Prompt 2: "a basket of apples and grapes"
RGB Video:
Depth Video:
Analysis:
The basket of apples shows improved 3D consistency compared to Q2.3. With view-dependent conditioning, the basket maintains a more coherent structure across different viewing angles, with the apples and grapes appearing on appropriate sides based on the camera viewpoint. The depth maps reveal better geometric consistency, as the model now receives explicit guidance about which view (front/side/back) it's optimizing, reducing contradictory gradient signals that caused inconsistencies in the non-view-dependent version.
2.4.2 Other 3D Representation
Chosen Representation: Gaussian
Rendering Approach:
Used 3D gaussian primitives as the representation. Each Gaussian is parameterized by a position (means), scale, rotation (quaternions), color, and opacity. For rendering I:
- Project 3D Gaussians to 2D using the camera transformation
- Sort Gaussians by depth for correct alpha blending
- Rasterize using differentiable splatting - evaluate each 2D Gaussian at pixel locations and alpha-composite colors
- Sample random camera poses during training (elevation: -30° to 30°, azimuth: 0° to 360°)
Pros is that the renderer is fully differentiable, allowing gradients to flow back from the SDS loss to update Gaussian parameters.
Loss and Regularization:
- Primary Loss: SDS loss with classifier-free guidance (guidance scale = 100) on rendered 128×128 images upsampled to 512×512
- Scale Regularization (λ = 1e-3): Penalizes deviation from target scale to prevent Gaussians from collapsing or exploding
- Gradient Clipping (threshold = 1.0): Prevents unstable gradients during optimization
Visual Results:
RGB Video:
Depth Video:
Prompt: "a colorful ball"
Comparing with NeRF:
Advantages:
- Faster rendering: Explicit splatting is significantly faster than volumetric ray marching (~3-5x speedup per iteration)

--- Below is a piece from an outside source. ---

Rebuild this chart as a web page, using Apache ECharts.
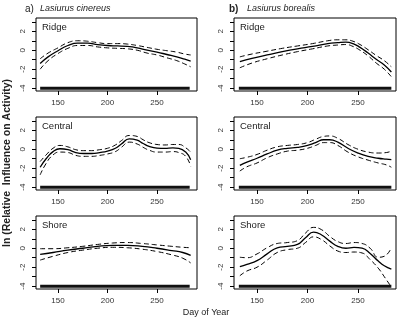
<!DOCTYPE html>
<html>
<head>
<meta charset="utf-8">
<script src="https://cdn.jsdelivr.net/npm/echarts@6/dist/echarts.min.js"></script>
<style>
html,body{margin:0;padding:0;background:#fff;}
#main{width:400px;height:319px;}
</style>
</head>
<body>
<div id="main"></div>
<script>
// axis ticks / labels
var xTicks=[150,200,250];
var yLabels=[-4,-2,0,2];
var yTicks=[-4,-3,-2,-1,0,1,2,3];
var rugDays=[132,283];
var rugLevel=-4;

// a) Lasiurus cinereus - Ridge
var ridgeCinDays=[132,140,150,160,170,180,190,200,210,220,230,240,250,260,270,278,284];
var ridgeCinFit=[-1.4,-0.7,-0.05,0.5,0.75,0.75,0.6,0.5,0.45,0.4,0.25,0.0,-0.2,-0.45,-0.7,-0.95,-1.15];
var ridgeCinUp=[-0.9,-0.3,0.25,0.8,1.0,0.95,0.8,0.7,0.7,0.65,0.5,0.3,0.1,-0.05,-0.2,-0.4,-0.5];
var ridgeCinLo=[-2.0,-1.1,-0.35,0.2,0.5,0.5,0.35,0.25,0.2,0.15,0.0,-0.3,-0.5,-0.8,-1.1,-1.45,-1.75];

// a) Lasiurus cinereus - Central
var centralCinDays=[132,138,145,152,160,168,176,184,192,200,208,214,222,230,236,242,250,258,266,272,279,284];
var centralCinFit=[-1.9,-1.0,-0.25,0.05,-0.05,-0.35,-0.45,-0.45,-0.35,-0.2,0.1,0.55,1.1,0.95,0.6,0.3,0.12,0.1,0.15,0.1,-0.3,-1.1];
var centralCinUp=[-1.3,-0.6,0.1,0.4,0.25,-0.05,-0.15,-0.15,-0.05,0.1,0.45,0.9,1.45,1.35,1.0,0.7,0.5,0.45,0.5,0.5,0.15,-0.3];
var centralCinLo=[-2.7,-1.5,-0.6,-0.3,-0.35,-0.65,-0.75,-0.75,-0.65,-0.5,-0.25,0.2,0.75,0.55,0.2,-0.1,-0.3,-0.3,-0.25,-0.35,-0.75,-1.8];

// a) Lasiurus cinereus - Shore
var shoreCinDays=[132,145,160,175,190,205,220,235,250,265,276,284];
var shoreCinFit=[-0.65,-0.45,-0.2,0.0,0.2,0.3,0.3,0.2,0.0,-0.25,-0.45,-0.75];
var shoreCinUp=[-0.05,-0.05,0.05,0.2,0.4,0.55,0.6,0.5,0.35,0.2,0.1,0.05];
var shoreCinLo=[-1.25,-0.85,-0.45,-0.2,0.0,0.1,0.05,-0.1,-0.35,-0.7,-1.05,-1.55];

// b) Lasiurus borealis - Ridge
var ridgeBorDays=[133,145,160,175,190,205,220,230,238,245,252,260,268,276,283];
var ridgeBorFit=[-1.2,-0.85,-0.5,-0.15,0.15,0.4,0.7,0.8,0.85,0.7,0.3,-0.3,-0.95,-1.55,-2.3];
var ridgeBorUp=[-0.7,-0.4,-0.1,0.2,0.45,0.7,1.0,1.1,1.1,0.95,0.6,0.05,-0.55,-1.1,-1.75];
var ridgeBorLo=[-1.85,-1.35,-0.9,-0.5,-0.15,0.15,0.45,0.55,0.6,0.4,0.0,-0.6,-1.35,-2.0,-2.8];

// b) Lasiurus borealis - Central
var centralBorDays=[133,140,150,160,170,180,190,200,208,216,222,230,240,250,260,270,278,283];
var centralBorFit=[-1.7,-1.35,-0.95,-0.5,-0.1,0.1,0.2,0.4,0.7,1.0,1.0,0.75,0.1,-0.4,-0.75,-0.95,-1.05,-1.1];
var centralBorUp=[-1.0,-0.85,-0.55,-0.1,0.25,0.4,0.5,0.7,1.05,1.35,1.4,1.15,0.5,0.0,-0.3,-0.4,-0.35,-0.2];
var centralBorLo=[-2.3,-1.85,-1.45,-0.9,-0.5,-0.2,-0.1,0.1,0.4,0.7,0.7,0.4,-0.3,-0.8,-1.15,-1.45,-1.65,-1.9];

// b) Lasiurus borealis - Shore
var shoreBorDays=[133,140,150,160,170,180,190,198,206,214,222,230,238,246,254,262,270,276,283];
var shoreBorFit=[-1.95,-1.7,-1.3,-0.6,0.05,0.2,0.4,1.1,1.7,1.4,0.75,0.2,0.0,0.1,0.0,-0.55,-1.35,-1.85,-2.2];
var shoreBorUp=[-0.95,-1.0,-0.6,0.05,0.5,0.6,0.8,1.6,2.2,1.95,1.25,0.7,0.5,0.6,0.5,0.0,-0.95,-0.85,0.05];
var shoreBorLo=[-2.9,-2.4,-2.0,-1.25,-0.45,-0.15,0.0,0.6,1.2,0.9,0.25,-0.3,-0.45,-0.4,-0.5,-1.2,-2.1,-3.0,-4.1];

var panelNames=['Ridge','Central','Shore'];

var fontFam='"Liberation Sans", Arial, sans-serif';

function pairs(days,vals)
{
	var out=[];
	for(var i=0;i<days.length;i++)
	{
		out.push([days[i],vals[i]]);
	}
	return out;
}

var panels=[
	{days:ridgeCinDays,fit:ridgeCinFit,up:ridgeCinUp,lo:ridgeCinLo},
	{days:centralCinDays,fit:centralCinFit,up:centralCinUp,lo:centralCinLo},
	{days:shoreCinDays,fit:shoreCinFit,up:shoreCinUp,lo:shoreCinLo},
	{days:ridgeBorDays,fit:ridgeBorFit,up:ridgeBorUp,lo:ridgeBorLo},
	{days:centralBorDays,fit:centralBorFit,up:centralBorUp,lo:centralBorLo},
	{days:shoreBorDays,fit:shoreBorFit,up:shoreBorUp,lo:shoreBorLo}
];

var grids=[],xAxes=[],yAxes=[],series=[],graphics=[];
var colLeft=[36,234], colWidth=[161,162];
var colXMin=[127.8,127.2], colXMax=[290.4,287.6];
var rowTop=[18,117,216], rowHeight=73;

for(var p=0;p<6;p++)
{
	var col=Math.floor(p/3), row=p%3;
	grids.push({left:colLeft[col],top:rowTop[row],width:colWidth[col],height:rowHeight,
		show:true,borderColor:'#000',borderWidth:1,containLabel:false,outerBoundsMode:'none'});
	xAxes.push({type:'value',gridIndex:p,min:colXMin[col],max:colXMax[col],position:'bottom',
		axisLine:{show:false,onZero:false},splitLine:{show:false},
		axisTick:{show:true,length:4,lineStyle:{color:'#000'},customValues:xTicks},
		axisLabel:{show:true,color:'#333',fontSize:8,fontFamily:fontFam,margin:8,customValues:xTicks}});
	yAxes.push({type:'value',gridIndex:p,min:-4.3,max:3.4,position:'left',
		axisLine:{show:false,onZero:false},splitLine:{show:false},
		axisTick:{show:true,length:4,lineStyle:{color:'#000'},customValues:yTicks},
		axisLabel:{show:true,color:'#333',fontSize:8,fontFamily:fontFam,margin:9,rotate:90,customValues:yLabels}});

	var d=panels[p];
	series.push({type:'line',xAxisIndex:p,yAxisIndex:p,data:pairs(d.days,d.fit),smooth:true,
		showSymbol:false,silent:true,lineStyle:{color:'#000',width:1.3}});
	series.push({type:'line',xAxisIndex:p,yAxisIndex:p,data:pairs(d.days,d.up),smooth:true,
		showSymbol:false,silent:true,lineStyle:{color:'#000',width:1,type:[5,3]}});
	series.push({type:'line',xAxisIndex:p,yAxisIndex:p,data:pairs(d.days,d.lo),smooth:true,
		showSymbol:false,silent:true,lineStyle:{color:'#000',width:1,type:[5,3]}});
	// rug of observation days
	series.push({type:'line',xAxisIndex:p,yAxisIndex:p,data:[[rugDays[0],rugLevel],[rugDays[1],rugLevel]],
		showSymbol:false,silent:true,lineStyle:{color:'#111',width:3}});

	graphics.push({type:'text',left:colLeft[col]+6,top:rowTop[row]+4,
		style:{text:panelNames[row],fontSize:9.5,fontFamily:fontFam,fill:'#222'}});
}

// headers
graphics.push({type:'text',left:25,top:4,style:{text:'a)',fontSize:10,fontFamily:fontFam,fill:'#222'}});
graphics.push({type:'text',left:40,top:4,style:{text:'Lasiurus cinereus',fontSize:9,fontStyle:'italic',fontFamily:fontFam,fill:'#222'}});
graphics.push({type:'text',left:229,top:4,style:{text:'b)',fontSize:10,fontWeight:'bold',fontFamily:fontFam,fill:'#222'}});
graphics.push({type:'text',left:247,top:4,style:{text:'Lasiurus borealis',fontSize:9,fontStyle:'italic',fontFamily:fontFam,fill:'#222'}});
// axis titles
graphics.push({type:'text',x:7,y:163,rotation:Math.PI/2,
	style:{text:'ln (Relative  Influence on Activity)',fontSize:10.5,fontWeight:'bold',fontFamily:fontFam,fill:'#222',align:'center',verticalAlign:'middle'}});
graphics.push({type:'text',x:206,y:313,
	style:{text:'Day of Year',fontSize:9,fontFamily:fontFam,fill:'#222',align:'center',verticalAlign:'middle'}});

var myChart=echarts.init(document.getElementById('main'),null,{renderer:'canvas'});
myChart.setOption({
	animation:false,
	backgroundColor:'#fff',
	grid:grids,
	xAxis:xAxes,
	yAxis:yAxes,
	series:series,
	graphic:graphics
});
</script>
</body>
</html>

- Direct geometric control: Can manipulate individual 3D primitives, making debugging easier
- Memory efficient for sparse scenes: Only stores Gaussians where objects exist, no empty space sampling needed
Disadvantages:
- View-independent appearance: Without spherical harmonics, cannot model specular highlights or view-dependent effects that NeRF naturally captures through its implicit function
- Potential splat artifacts: Can produce visible "blob" artifacts if Gaussians are not properly regularized
- Fixed capacity: Number of Gaussians is fixed (we used 1500), while NeRF's continuous representation adapts to complexity
- Less smooth: Discrete primitives may not capture very smooth surfaces as well as NeRF's continuous field
Gaussians converged faster (2000 iterations, approx. 35 mins) compared to NeRF (3000+ iterations, approx. 60-90 mins) for similar prompt complexity, though NeRF produced way better and smoother geometry. I also trained the gaussians for less steps which might be a reason for poor smoothness.